To get FF coverage from this design of lens (throughout the zoom range without vignetting or possibly painfully soft corners), you'd need to fit a mythical 1.6x TC to it. That same quantity of light from the small projection of a crop sensor is spread a bit dimmer over a larger area. So with a 1.6x conversion, you multiply focal length and aperture by 1.6, and you get a 29-56/2.88 FF lens.Really??? Wow! I want an FF equivalent (with constant F1.8 aperture, not F2. at sub-1K. Hopefully it's possible.

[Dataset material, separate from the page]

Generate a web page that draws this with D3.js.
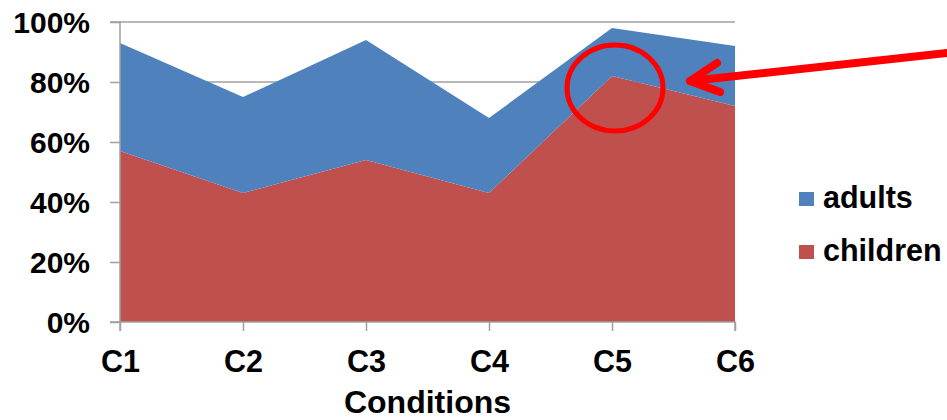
<!DOCTYPE html>
<html><head><meta charset="utf-8">
<script src="https://cdn.jsdelivr.net/npm/d3@7"></script>
<style>html,body{margin:0;padding:0;background:#fff;}svg{display:block;}</style>
</head><body>
<svg id="chart" width="947" height="420"></svg>
<script>
const categories = ["C1","C2","C3","C4","C5","C6"];
const children = [57, 43, 54, 43, 82, 72];
const adults = [36, 32, 40, 25, 16, 20];
const seriesNames = ["children","adults"];
const legendNames = ["adults","children"];
const yTicks = [0, 20, 40, 60, 80, 100];
const xTitle = "Conditions";
const colors = {adults:"#4F81BD", children:"#C0504D"};

const svg = d3.select("#chart");
const font = "'Liberation Sans', Arial, sans-serif";
const mLeft = 120, mRight = 735, mTop = 22, mBottom = 322;

const x = d3.scalePoint().domain(categories).range([mLeft, mRight]);
const y = d3.scaleLinear().domain([0, 100]).range([mBottom, mTop]);

const rows = categories.map((c, i) => ({cat: c, children: children[i], adults: adults[i]}));
const stacked = d3.stack().keys(seriesNames)(rows);

// gridlines
svg.append("g").selectAll("line").data(yTicks.filter(t => t > 0)).join("line")
  .attr("x1", mLeft).attr("x2", mRight)
  .attr("y1", d => y(d)).attr("y2", d => y(d))
  .attr("stroke", "#a0a0a0").attr("stroke-width", 1.5);

const area = d3.area().x(d => x(d.data.cat)).y0(d => y(d[0])).y1(d => y(d[1]));
svg.append("g").selectAll("path").data(stacked).join("path")
  .attr("d", area).attr("fill", d => colors[d.key]);

// y axis
const yAxis = d3.axisLeft(y).tickValues(yTicks).tickSize(10).tickFormat(d => d + "%");
const gy = svg.append("g").attr("transform", `translate(${mLeft},0)`).call(yAxis);
gy.select(".domain").attr("stroke", "#a0a0a0").attr("stroke-width", 1.5).attr("d", `M-10,${mTop}H0V${mBottom}H-10`);
gy.selectAll(".tick line").attr("stroke", "#a0a0a0").attr("stroke-width", 1.5);
gy.selectAll(".tick text").attr("x", -30).attr("dy", "0.35em")
  .style("font-family", font).style("font-size", "30px").style("font-weight", "bold").attr("fill", "#000");

// x axis
const xAxis = d3.axisBottom(x).tickSize(9);
const gx = svg.append("g").attr("transform", `translate(0,${mBottom})`).call(xAxis);
gx.select(".domain").attr("stroke", "#a0a0a0").attr("stroke-width", 1.5).attr("d", `M${mLeft},9V0H${mRight}V9`);
gx.selectAll(".tick line").attr("stroke", "#a0a0a0").attr("stroke-width", 1.5);
gx.selectAll(".tick text").attr("y", 50).attr("dy", 0)
  .style("font-family", font).style("font-size", "30.5px").style("font-weight", "bold").attr("fill", "#000");

svg.append("text").attr("x", (mLeft + mRight) / 2).attr("y", 413).attr("text-anchor", "middle")
  .style("font-family", font).style("font-size", "32px").style("font-weight", "bold").text(xTitle);

// legend
const lg = svg.append("g").selectAll("g").data(legendNames).join("g")
  .attr("transform", (d, i) => `translate(799,${192 + i * 53})`);
lg.append("rect").attr("width", 15).attr("height", 14).attr("fill", d => colors[d]);
lg.append("text").attr("x", 24).attr("y", 16)
  .style("font-family", font).style("font-size", "30.5px").style("font-weight", "bold").text(d => d);

// annotation
svg.append("ellipse").attr("cx", x("C5") + 3).attr("cy", y(78)).attr("rx", 48).attr("ry", 43)
  .attr("fill", "none").attr("stroke", "#ff0000").attr("stroke-width", 5);
svg.append("path").attr("d", "M947,53 L690,81 M717,63 L690,81 L720,92")
  .attr("fill", "none").attr("stroke", "#ff0000").attr("stroke-width", 8)
  .attr("stroke-linecap", "round").attr("stroke-linejoin", "round");
</script>
</body></html>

Most likely not, if this were stretched to full frame coverage it would be 2.8 due to light magnification and such like, so unfortunately this is just a full frame 2.8 zoom with a smaller image circle
What? That doesn't make any sense.
This is not a f/2.8 zoom, it's f/1.8, regardless of which body it's mounted to. Someone has already mounted this lens to a 5D2 and the images exposed at f/1.8 like all other f/1.8 lenses (of course, there was heavy vignetting around the edges because of the smaller image circle).
If they kept the design the same and scaled it up it would be a 1.8 zoom for full frame... the problem is that it would most likely be too large and heavy after being scaled up to fit a FF image circle.
If the 'same quantity of light from the small projection of a crop sensor is spread a bit dimmer over a larger area' is confusing, imagine a projector with a zoom option - due to compression, a small image is brighter than a large image, yet both have the same quantity of light.
And yes, the FF sensor with a slower lens will need a higher ISO to get the same exposure.
Well that's not an FF equivalent to a 18-35 f/1.8, that's a 18-35 f/1.8 mounted to a teleconverter.
If you scale the design of the lens up by a factor of 1.6, then you'll have a 28-55 f/1.8 lens for full frame, which is what we want. The question is whether or not such a lens would be reasonable in size, weight, and price.
EDIT: I suppose we could try to calculate the answer to that question by scaling the size, weight, and price up by a factor of 1.6 as well. In which case, our full frame 28-55 f/1.8 zoom lens would be 125mm diameter x 194mm length, and weigh 1296g, and cost $1280. That's larger in diameter, nearly equal in length, and slightly less weight than a Canon 70-200 f2.8 IS II.
I'm guessing that rather than simply upscaling the design and leaving it completely unchanged, Sigma would want to modify this new full frame lens design to be more efficient, increasing the cost but reducing the size and weight. Would the size/weight reduction be significant enough? Would the cost increase be too high? Perhaps Sigma engineers have already answered these questions with prototype lenses.